[Dataset rows]
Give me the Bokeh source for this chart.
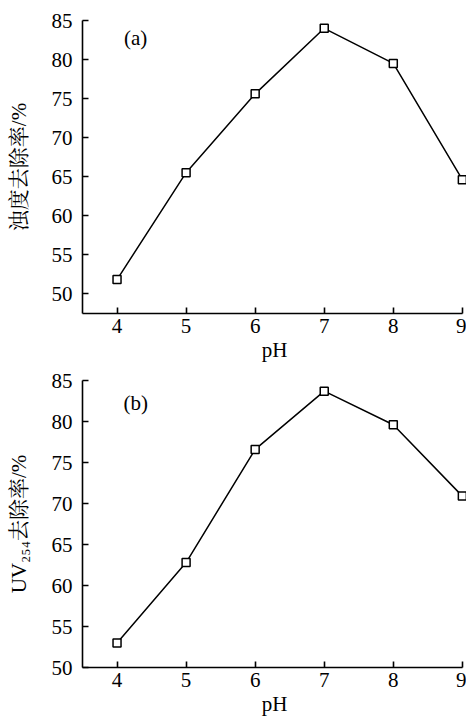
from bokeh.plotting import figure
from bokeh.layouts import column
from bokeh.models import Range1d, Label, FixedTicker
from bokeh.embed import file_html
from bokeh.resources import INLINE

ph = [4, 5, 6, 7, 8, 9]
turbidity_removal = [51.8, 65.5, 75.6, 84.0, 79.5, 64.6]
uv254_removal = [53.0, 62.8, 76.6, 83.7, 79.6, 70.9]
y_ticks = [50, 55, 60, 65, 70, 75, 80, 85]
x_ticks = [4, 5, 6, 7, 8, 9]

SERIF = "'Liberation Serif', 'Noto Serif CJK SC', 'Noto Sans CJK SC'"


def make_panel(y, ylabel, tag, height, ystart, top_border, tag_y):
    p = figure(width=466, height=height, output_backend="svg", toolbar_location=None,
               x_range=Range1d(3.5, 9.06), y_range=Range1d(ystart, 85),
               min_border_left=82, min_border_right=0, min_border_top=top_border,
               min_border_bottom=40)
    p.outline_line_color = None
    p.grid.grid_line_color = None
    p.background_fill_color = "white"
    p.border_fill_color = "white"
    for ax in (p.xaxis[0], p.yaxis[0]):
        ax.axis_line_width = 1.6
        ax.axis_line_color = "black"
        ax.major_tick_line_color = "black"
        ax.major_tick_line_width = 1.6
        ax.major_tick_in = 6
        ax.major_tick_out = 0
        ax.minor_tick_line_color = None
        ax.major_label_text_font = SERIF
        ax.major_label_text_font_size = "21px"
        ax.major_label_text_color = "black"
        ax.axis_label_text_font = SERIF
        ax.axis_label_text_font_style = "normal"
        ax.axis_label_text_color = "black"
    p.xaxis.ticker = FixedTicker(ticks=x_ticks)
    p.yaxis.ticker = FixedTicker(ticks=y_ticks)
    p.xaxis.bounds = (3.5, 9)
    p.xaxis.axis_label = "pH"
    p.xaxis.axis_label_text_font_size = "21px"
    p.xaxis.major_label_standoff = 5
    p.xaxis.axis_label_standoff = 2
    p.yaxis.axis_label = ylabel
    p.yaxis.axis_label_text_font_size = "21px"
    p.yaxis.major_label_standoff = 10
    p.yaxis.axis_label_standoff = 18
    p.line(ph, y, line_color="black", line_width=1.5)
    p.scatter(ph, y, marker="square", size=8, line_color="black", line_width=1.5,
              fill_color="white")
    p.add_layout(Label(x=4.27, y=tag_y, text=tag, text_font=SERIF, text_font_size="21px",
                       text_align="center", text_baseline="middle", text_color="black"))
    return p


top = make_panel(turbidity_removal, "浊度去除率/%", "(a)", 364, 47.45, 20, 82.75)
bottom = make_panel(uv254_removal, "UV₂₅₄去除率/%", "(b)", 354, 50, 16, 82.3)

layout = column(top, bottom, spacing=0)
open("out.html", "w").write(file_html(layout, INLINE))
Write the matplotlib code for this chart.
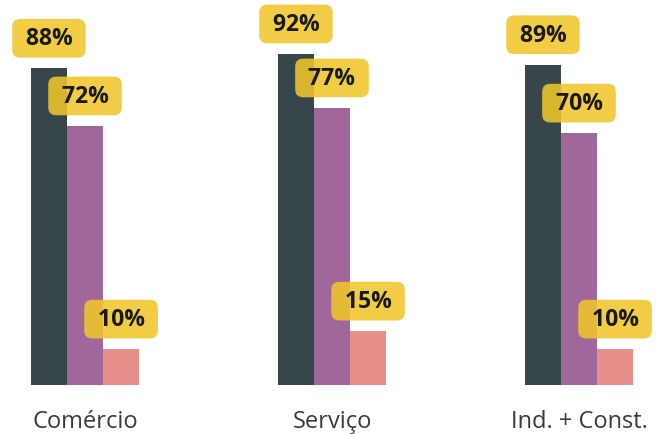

Written problem: Everything from the first line of the listing above through the line that contains "Serif', 'Noto Serif" is to be restated word for word, minus the pictures.

Written solution:
Give me the Bokeh source for this chart.
from bokeh.plotting import figure
from bokeh.layouts import column
from bokeh.models import Range1d, Label, FixedTicker
from bokeh.embed import file_html
from bokeh.resources import INLINE

ph = [4, 5, 6, 7, 8, 9]
turbidity_removal = [51.8, 65.5, 75.6, 84.0, 79.5, 64.6]
uv254_removal = [53.0, 62.8, 76.6, 83.7, 79.6, 70.9]
y_ticks = [50, 55, 60, 65, 70, 75, 80, 85]
x_ticks = [4, 5, 6, 7, 8, 9]

SERIF = "'Liberation Serif', 'Noto Serif CJK SC', 'Noto Sans CJK SC'"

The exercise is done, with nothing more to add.